---- Material provided

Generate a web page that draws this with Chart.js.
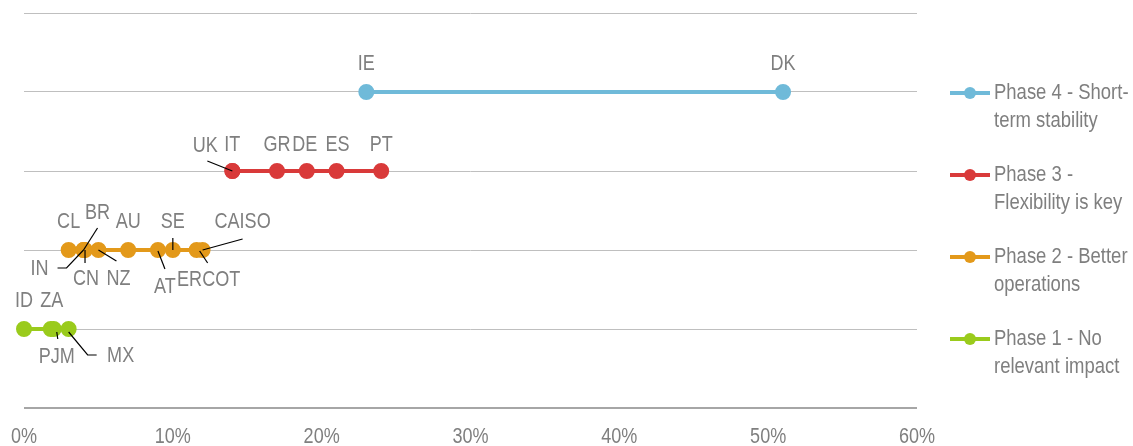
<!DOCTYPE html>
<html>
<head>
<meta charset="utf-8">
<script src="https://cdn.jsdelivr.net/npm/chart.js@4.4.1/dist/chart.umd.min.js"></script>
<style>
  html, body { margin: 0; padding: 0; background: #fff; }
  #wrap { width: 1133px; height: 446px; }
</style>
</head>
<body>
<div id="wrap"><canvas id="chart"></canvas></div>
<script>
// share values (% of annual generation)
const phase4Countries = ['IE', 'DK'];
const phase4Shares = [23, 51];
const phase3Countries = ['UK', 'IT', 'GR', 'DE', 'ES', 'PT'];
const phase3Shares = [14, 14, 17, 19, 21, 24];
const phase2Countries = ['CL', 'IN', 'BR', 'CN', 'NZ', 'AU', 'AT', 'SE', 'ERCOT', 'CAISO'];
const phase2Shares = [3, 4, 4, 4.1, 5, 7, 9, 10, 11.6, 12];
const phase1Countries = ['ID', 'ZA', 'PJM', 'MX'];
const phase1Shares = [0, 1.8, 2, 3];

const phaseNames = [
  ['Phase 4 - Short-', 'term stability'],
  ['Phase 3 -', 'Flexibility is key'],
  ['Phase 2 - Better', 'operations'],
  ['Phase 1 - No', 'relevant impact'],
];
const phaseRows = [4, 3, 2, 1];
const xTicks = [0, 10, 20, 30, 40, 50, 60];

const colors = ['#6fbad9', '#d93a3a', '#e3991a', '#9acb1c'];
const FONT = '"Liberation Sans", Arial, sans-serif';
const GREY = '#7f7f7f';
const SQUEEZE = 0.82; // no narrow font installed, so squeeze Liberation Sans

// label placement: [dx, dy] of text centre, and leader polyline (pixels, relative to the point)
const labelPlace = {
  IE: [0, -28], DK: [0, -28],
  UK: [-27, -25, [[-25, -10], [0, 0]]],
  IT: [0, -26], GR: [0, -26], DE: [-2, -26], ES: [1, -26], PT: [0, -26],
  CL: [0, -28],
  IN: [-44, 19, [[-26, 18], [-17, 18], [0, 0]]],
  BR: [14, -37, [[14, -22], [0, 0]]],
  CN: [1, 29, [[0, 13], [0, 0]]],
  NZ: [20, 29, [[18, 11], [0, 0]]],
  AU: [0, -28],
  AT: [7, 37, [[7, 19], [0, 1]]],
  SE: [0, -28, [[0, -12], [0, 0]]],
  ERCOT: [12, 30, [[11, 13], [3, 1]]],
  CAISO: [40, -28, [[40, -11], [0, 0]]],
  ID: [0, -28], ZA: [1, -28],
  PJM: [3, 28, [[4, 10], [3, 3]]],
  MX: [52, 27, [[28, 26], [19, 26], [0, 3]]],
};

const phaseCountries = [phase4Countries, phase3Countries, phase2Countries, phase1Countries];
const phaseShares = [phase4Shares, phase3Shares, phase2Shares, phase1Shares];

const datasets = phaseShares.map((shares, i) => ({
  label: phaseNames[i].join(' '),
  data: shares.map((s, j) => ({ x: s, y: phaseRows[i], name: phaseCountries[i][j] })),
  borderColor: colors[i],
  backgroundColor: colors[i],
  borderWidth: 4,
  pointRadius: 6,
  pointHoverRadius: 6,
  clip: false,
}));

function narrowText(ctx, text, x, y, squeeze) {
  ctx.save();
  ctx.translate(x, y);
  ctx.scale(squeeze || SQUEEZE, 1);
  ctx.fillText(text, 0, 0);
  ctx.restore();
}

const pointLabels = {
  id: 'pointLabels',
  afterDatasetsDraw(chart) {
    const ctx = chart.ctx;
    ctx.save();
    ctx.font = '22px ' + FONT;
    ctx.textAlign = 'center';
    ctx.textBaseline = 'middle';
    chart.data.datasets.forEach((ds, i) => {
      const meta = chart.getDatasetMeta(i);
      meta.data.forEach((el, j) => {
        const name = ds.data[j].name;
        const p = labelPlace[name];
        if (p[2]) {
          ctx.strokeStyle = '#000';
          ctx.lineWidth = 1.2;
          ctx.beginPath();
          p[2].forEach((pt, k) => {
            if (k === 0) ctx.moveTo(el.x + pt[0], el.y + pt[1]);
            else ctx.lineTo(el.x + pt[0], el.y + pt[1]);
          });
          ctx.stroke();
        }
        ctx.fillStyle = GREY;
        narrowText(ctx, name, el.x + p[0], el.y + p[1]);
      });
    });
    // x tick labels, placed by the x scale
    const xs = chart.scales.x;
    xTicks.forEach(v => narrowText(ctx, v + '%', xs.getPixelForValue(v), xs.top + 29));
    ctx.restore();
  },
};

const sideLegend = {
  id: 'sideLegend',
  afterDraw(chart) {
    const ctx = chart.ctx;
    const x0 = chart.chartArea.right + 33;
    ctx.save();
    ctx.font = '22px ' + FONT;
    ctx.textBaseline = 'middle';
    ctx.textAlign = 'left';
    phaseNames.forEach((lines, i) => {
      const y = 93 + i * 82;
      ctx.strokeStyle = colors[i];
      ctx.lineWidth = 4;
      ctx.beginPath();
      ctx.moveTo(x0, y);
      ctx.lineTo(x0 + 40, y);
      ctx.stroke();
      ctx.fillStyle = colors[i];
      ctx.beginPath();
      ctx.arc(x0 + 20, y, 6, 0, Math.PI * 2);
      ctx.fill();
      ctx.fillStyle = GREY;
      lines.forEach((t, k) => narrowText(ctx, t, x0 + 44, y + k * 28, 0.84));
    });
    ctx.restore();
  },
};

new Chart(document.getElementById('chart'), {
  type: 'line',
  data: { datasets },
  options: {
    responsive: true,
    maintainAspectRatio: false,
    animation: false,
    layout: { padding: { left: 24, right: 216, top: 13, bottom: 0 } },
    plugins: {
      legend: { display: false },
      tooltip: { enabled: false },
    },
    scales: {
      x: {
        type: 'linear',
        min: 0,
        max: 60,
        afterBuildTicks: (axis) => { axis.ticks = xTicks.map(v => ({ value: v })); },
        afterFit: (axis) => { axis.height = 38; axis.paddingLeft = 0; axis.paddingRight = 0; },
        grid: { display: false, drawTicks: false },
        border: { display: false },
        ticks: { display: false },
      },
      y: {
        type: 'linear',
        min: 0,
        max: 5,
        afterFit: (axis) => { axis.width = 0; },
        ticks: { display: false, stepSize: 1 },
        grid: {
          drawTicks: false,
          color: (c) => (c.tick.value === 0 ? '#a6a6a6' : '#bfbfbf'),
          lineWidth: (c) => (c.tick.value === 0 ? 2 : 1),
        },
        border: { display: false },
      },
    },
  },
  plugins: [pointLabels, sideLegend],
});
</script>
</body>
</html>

--------

What the task requires: Each line from the top of the material through the line containing "const SQUEEZE = 0.82;" should be reproduced exactly; please drop any images.

Reply to the exercise:
Generate a web page that draws this with Chart.js.
<!DOCTYPE html>
<html>
<head>
<meta charset="utf-8">
<script src="https://cdn.jsdelivr.net/npm/chart.js@4.4.1/dist/chart.umd.min.js"></script>
<style>
  html, body { margin: 0; padding: 0; background: #fff; }
  #wrap { width: 1133px; height: 446px; }
</style>
</head>
<body>
<div id="wrap"><canvas id="chart"></canvas></div>
<script>
// share values (% of annual generation)
const phase4Countries = ['IE', 'DK'];
const phase4Shares = [23, 51];
const phase3Countries = ['UK', 'IT', 'GR', 'DE', 'ES', 'PT'];
const phase3Shares = [14, 14, 17, 19, 21, 24];
const phase2Countries = ['CL', 'IN', 'BR', 'CN', 'NZ', 'AU', 'AT', 'SE', 'ERCOT', 'CAISO'];
const phase2Shares = [3, 4, 4, 4.1, 5, 7, 9, 10, 11.6, 12];
const phase1Countries = ['ID', 'ZA', 'PJM', 'MX'];
const phase1Shares = [0, 1.8, 2, 3];

const phaseNames = [
  ['Phase 4 - Short-', 'term stability'],
  ['Phase 3 -', 'Flexibility is key'],
  ['Phase 2 - Better', 'operations'],
  ['Phase 1 - No', 'relevant impact'],
];
const phaseRows = [4, 3, 2, 1];
const xTicks = [0, 10, 20, 30, 40, 50, 60];

const colors = ['#6fbad9', '#d93a3a', '#e3991a', '#9acb1c'];
const FONT = '"Liberation Sans", Arial, sans-serif';
const GREY = '#7f7f7f';
const SQUEEZE = 0.82; // no narrow font installed, so squeeze Liberation Sans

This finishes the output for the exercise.